• DATA SEGMENT:
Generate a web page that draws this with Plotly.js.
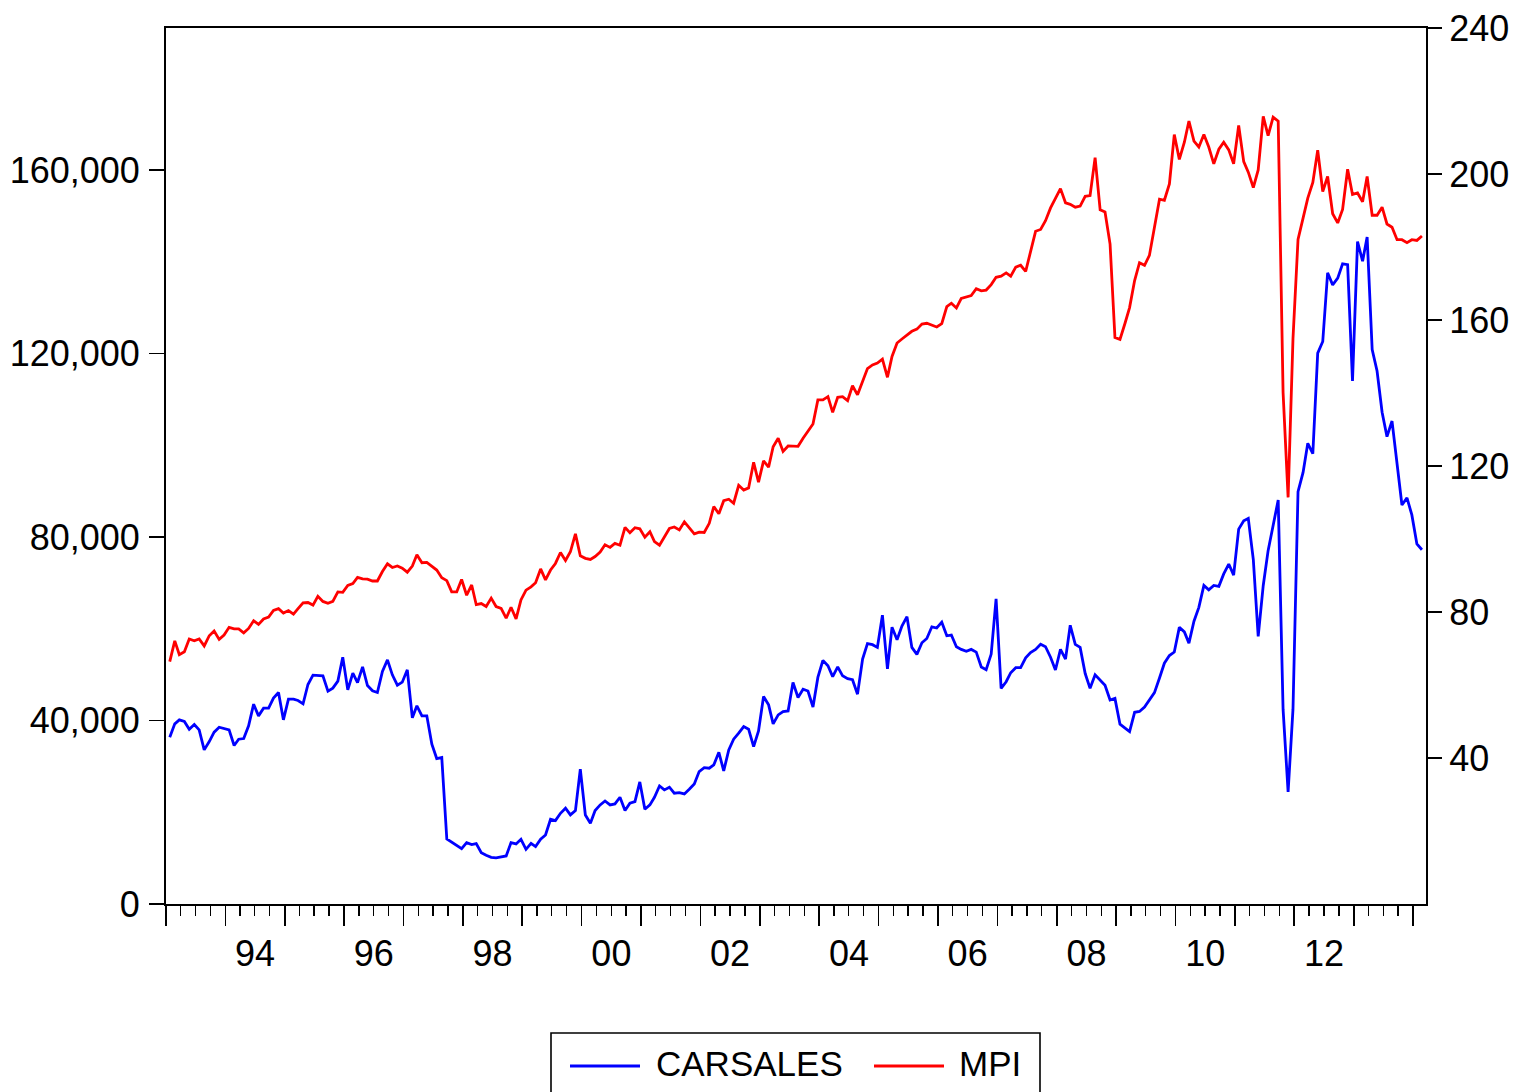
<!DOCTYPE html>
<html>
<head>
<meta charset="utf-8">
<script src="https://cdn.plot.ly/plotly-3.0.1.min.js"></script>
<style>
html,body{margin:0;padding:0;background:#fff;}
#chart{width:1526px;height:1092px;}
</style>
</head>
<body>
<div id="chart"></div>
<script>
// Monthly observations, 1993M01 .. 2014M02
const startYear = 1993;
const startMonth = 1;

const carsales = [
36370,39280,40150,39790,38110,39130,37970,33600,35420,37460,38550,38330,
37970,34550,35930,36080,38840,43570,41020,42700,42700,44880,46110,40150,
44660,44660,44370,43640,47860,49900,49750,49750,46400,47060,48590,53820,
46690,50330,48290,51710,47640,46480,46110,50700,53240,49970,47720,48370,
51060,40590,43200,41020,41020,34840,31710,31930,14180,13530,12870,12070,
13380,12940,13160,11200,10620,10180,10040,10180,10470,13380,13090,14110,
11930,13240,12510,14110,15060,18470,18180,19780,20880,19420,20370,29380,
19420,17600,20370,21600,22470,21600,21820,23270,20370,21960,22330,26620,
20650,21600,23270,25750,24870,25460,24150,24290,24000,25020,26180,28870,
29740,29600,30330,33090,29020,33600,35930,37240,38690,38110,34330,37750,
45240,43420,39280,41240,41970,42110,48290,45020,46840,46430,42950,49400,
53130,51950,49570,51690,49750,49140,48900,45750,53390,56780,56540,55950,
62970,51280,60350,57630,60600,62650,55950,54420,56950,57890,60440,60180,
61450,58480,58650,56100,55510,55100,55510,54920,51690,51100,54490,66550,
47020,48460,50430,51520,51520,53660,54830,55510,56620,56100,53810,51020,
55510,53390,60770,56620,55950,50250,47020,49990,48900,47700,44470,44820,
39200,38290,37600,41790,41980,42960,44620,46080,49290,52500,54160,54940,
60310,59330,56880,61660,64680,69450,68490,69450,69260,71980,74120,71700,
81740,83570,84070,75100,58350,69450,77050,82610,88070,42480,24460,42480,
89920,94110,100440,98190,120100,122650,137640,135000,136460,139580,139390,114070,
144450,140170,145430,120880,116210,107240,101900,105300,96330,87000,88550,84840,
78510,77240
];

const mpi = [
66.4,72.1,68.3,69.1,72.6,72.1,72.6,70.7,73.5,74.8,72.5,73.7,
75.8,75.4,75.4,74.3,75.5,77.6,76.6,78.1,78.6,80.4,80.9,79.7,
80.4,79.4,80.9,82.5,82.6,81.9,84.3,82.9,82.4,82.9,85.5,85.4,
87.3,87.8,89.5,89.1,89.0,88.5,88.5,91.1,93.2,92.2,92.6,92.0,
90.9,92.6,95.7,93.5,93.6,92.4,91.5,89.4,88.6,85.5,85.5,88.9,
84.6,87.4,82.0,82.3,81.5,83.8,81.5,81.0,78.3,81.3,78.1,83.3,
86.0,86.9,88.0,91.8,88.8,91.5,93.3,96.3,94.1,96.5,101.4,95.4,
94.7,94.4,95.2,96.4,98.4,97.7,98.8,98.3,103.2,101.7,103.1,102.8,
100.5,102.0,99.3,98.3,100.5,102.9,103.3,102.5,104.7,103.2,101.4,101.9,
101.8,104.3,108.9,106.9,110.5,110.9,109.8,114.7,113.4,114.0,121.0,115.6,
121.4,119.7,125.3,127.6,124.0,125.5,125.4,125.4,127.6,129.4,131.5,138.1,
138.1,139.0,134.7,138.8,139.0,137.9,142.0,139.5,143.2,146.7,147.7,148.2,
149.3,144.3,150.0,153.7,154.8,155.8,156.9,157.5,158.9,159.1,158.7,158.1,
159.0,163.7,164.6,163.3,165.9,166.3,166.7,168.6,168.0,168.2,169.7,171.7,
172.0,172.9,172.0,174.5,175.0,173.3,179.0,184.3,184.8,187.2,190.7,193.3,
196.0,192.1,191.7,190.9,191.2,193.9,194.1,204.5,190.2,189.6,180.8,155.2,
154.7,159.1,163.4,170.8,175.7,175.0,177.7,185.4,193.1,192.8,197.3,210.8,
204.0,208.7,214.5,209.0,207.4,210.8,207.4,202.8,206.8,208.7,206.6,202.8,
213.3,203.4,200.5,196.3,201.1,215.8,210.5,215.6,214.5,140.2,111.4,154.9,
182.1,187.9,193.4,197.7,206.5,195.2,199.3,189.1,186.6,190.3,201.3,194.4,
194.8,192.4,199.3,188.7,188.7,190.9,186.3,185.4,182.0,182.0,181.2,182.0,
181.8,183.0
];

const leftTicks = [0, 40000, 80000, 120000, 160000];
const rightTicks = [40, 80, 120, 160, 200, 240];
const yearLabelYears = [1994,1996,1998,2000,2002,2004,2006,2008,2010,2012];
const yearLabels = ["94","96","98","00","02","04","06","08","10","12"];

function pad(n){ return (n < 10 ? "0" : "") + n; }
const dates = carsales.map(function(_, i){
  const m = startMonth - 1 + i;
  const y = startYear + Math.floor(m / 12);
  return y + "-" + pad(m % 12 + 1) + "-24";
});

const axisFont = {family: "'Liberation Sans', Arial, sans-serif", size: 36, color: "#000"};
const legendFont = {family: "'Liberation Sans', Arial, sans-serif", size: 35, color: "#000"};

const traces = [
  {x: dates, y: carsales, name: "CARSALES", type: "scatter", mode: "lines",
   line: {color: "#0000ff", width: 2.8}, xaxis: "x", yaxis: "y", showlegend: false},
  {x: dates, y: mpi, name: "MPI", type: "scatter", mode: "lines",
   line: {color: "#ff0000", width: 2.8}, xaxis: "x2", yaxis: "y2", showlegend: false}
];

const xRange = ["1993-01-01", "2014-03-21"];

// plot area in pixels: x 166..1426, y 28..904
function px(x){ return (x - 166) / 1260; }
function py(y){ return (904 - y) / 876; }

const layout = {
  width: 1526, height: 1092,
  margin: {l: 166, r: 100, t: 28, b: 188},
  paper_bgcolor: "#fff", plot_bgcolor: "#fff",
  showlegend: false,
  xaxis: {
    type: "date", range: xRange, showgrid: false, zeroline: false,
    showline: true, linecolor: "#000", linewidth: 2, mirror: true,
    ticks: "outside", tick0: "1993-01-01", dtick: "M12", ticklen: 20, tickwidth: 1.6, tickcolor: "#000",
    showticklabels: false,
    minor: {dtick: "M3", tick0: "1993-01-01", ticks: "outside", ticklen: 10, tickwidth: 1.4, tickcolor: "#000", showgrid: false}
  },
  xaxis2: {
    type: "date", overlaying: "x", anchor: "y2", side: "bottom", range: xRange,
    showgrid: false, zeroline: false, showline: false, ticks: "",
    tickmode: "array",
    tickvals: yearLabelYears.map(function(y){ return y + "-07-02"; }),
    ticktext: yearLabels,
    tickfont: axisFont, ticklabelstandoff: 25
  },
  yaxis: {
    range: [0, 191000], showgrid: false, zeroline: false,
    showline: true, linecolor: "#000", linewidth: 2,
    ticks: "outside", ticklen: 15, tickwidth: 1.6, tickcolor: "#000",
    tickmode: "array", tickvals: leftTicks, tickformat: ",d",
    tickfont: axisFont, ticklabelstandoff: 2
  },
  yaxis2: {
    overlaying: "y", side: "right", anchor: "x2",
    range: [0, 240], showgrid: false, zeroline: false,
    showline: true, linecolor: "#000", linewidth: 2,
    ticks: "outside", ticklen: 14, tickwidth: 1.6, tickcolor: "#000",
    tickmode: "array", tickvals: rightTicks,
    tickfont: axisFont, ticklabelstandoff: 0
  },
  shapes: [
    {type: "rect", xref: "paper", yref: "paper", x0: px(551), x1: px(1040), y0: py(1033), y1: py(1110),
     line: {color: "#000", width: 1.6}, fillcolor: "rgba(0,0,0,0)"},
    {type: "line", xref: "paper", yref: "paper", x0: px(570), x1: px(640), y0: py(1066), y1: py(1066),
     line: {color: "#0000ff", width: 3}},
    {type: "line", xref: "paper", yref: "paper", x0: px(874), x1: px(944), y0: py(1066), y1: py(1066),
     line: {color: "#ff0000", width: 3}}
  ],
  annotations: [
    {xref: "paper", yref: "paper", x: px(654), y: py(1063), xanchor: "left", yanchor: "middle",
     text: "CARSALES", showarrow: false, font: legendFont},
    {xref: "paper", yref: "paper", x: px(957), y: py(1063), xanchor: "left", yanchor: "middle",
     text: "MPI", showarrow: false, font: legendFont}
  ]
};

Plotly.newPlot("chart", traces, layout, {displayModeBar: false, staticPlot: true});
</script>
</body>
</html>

• YOUR GOAL: Restate exactly, please, only the lines between the start of the data and the line containing "const startMonth = 1;", both ends included, skipping the pictures.

• THE SOLUTION:
Generate a web page that draws this with Plotly.js.
<!DOCTYPE html>
<html>
<head>
<meta charset="utf-8">
<script src="https://cdn.plot.ly/plotly-3.0.1.min.js"></script>
<style>
html,body{margin:0;padding:0;background:#fff;}
#chart{width:1526px;height:1092px;}
</style>
</head>
<body>
<div id="chart"></div>
<script>
// Monthly observations, 1993M01 .. 2014M02
const startYear = 1993;
const startMonth = 1;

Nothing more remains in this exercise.